Bahkan sampai pertumpahan darah,” tegasnya.
Masyarakat mengharapkan, ada ketegasan
dari polisi, DPRD dan Pemkab Simalungun, menertibkan aktifitas penanaman
pohon di lahan stanvas. Kalau tidak cepat diantisipasi dan dibuat
tindakan tegas, menurut Judin, peluang terjadi bentrok sangat besar.
“Dengan sikap masyarakat yang tetap
mencabuti tanaman yang ditanami Manotar, kemungkinan Manotar akan marah
dan melakukan perlawanan. Kubu Manotar mempersiapkan kekuatan dan
masyarakat juga melakukan hal yang sama, tinggal menunggu kapan terjadi
bentrok,” katanya. Masyarakat sudah sepaham dan sepakat, tidak ada yang
rela tanah leluhurnya dirampas orang dan dijual kepada pengusaha.

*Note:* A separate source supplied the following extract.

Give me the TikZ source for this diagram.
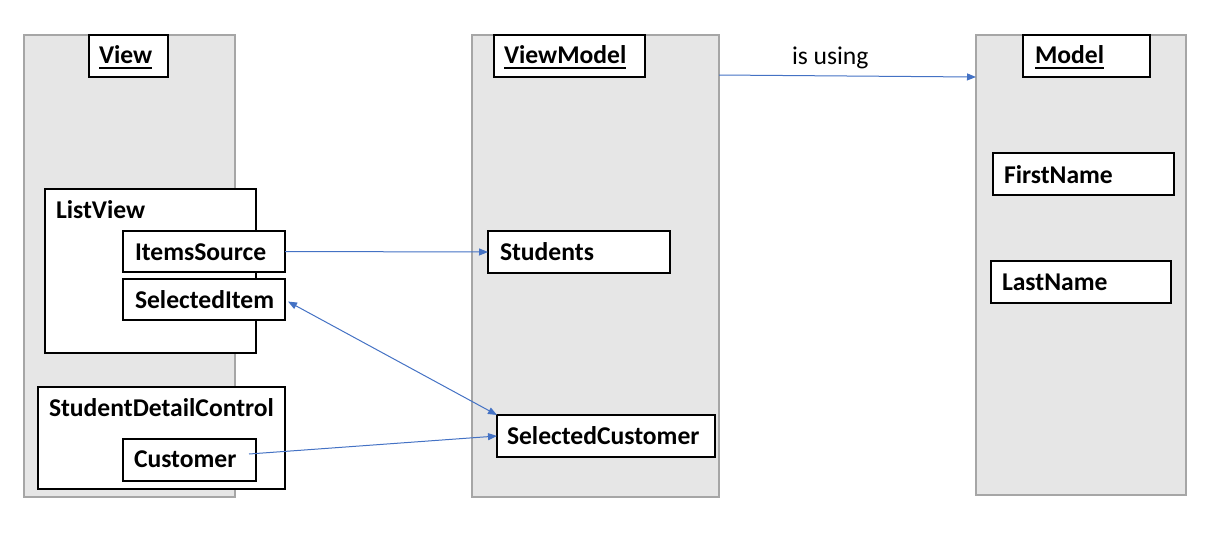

“Tanah itu adalah sumber mata pencarian
masyarakat keturunan Ambarita yang tinggal di Sihaporas. Kami tidak mau
tanah itu dirampas orang, lalu dijual kepada pengusaha. Itu tanah
leluhur kami dan harus kami perjuangkan,” ungkapnya. Terpisah, Herdin
Silalahi Ketua LSM Gesif mengatakan, aparat kepolisian harus bekerja
maksimal mengantisipasi agar tidak terjadi bentrok antara masyarakat
Sihaporas dengan mantan pangulu Sihaporas, Manotar Ambarita.
“Tugas polisi sebagai pengayom dan
pelindung masyarakat, harus cepat mengantisipasi supaya tidak terjadi
bentrok. Kalau memang sudah ada keputusan lahan berstatus stanvas,
seharusnya tidak ada aktifitas di dalamnya. Pihak Manotar dan masyarakat
yang bersengketa harus sama-sama berdiam tidak mengelola lahan itu
sampai berkekuatan hukum tetap,” katanya.
Lebih lanjut, kata Herdin, DPRD dan
Pemkab Simalungun yang membuat lokasi sengketa itu berstatus stanvas
juga harus tegas. “DPRD dan Pemkab Simalungun harus tegas. Kalau
dibilang stanvas, harusnya tidak ada aktifitas.
Kalau memang Manotar tidak bisa
dibilangi agar tidak beraktifitas di lahan stanvas itu, DPRD dan Pemkab
Simalungun harus memberikan sanksi,” tegasnya. (metrosiantar.com)
========
SIHAPORAS
Desa atau Nagori Sihaporas, Kecamatan Pematang Sidamanik, Kabupaten Simalungun, Sumatera Utara. Berjarak kurang lebih 28 kilometer ke barat Kota Pematang Siantar, atau sekitar 5 km dari tepi Danau Toba, Sipolha. Desa Sihaporas dimekarkan awal 2000-an, dari Desa Jorlanghuluan, tak lama setelah Kecamatan Pematang Sidamanik terbentuk, pemekaran Kecamatan Sidamanik.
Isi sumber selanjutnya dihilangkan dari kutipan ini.